Pour ce membre du comité exécutif de l’OLP, il existe d’ailleurs un lien entre les évolutions en cours du Hamas et la création de ce comité. Pour lui, en créant de nouvelles alliances régionales, le mouvement islamiste espère pouvoir se passer de la tutelle de l’Autorité palestinienne par laquelle arrivent beaucoup de financements dans la bande de Gaza et ainsi créer « un Etat de Gaza ». Selon cette grille de lecture, l’assouplissement du Hamas cacherait en réalité une volonté de divorce entre la Cisjordanie et la bande de Gaza.
Le Hamas « nouvelle version » se trouve également confronté à un autre défi : l’assassinat, le 24 mars, de Mazen Faqha présenté par la branche armée du mouvement comme l’un de ses commandants. Mazen Faqha avait été condamné à la prison à perpétuité en Israël pour sa participation à des attentats meurtriers puis libéré dans le cadre d’un échange de prisonniers en 2011. Rapidement, le Hamas a vu dans cet assassinat la main des services israéliens. « En assassinant Faqha, l’ennemi nous dit : « j’ai marqué un point contre vous et je peux vous enlever un de vos héros au cœur même de Gaza ». (…) La direction militaire et politique du Hamas est prête à relever le défi de l’occupant », a déclaré le chef du mouvement, Khaled Mechaal.
Le précédent de 2014
A plusieurs reprises ces derniers jours, les responsables du Hamas ont promis de venger la mort de Mazen Faqha. Les services de sécurité israéliens craignent une action armée de la part du mouvement islamiste.

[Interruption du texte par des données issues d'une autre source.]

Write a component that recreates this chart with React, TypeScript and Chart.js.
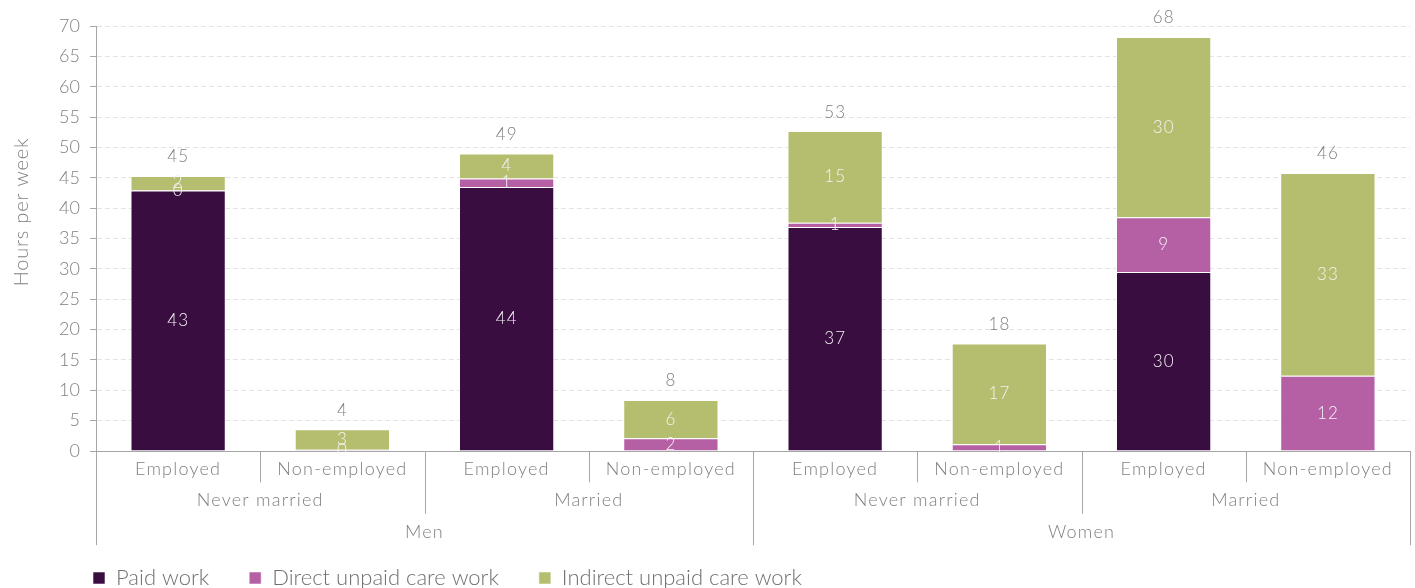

En 2014, il avait enlevé et tué trois adolescents juifs près d’une colonie en Cisjordanie occupée ; un triple meurtre qui avait conduit à la guerre quelques jours plus tard.
Le Hamas se risquera-t-il à une escalade ? La réponse qu’il apportera à l’assassinat de Mazen Faqha est un test pour la nouvelle direction du mouvement, lui qui vient d’élire un membre de sa branche armée à la tête du bureau politique de la bande de Gaza.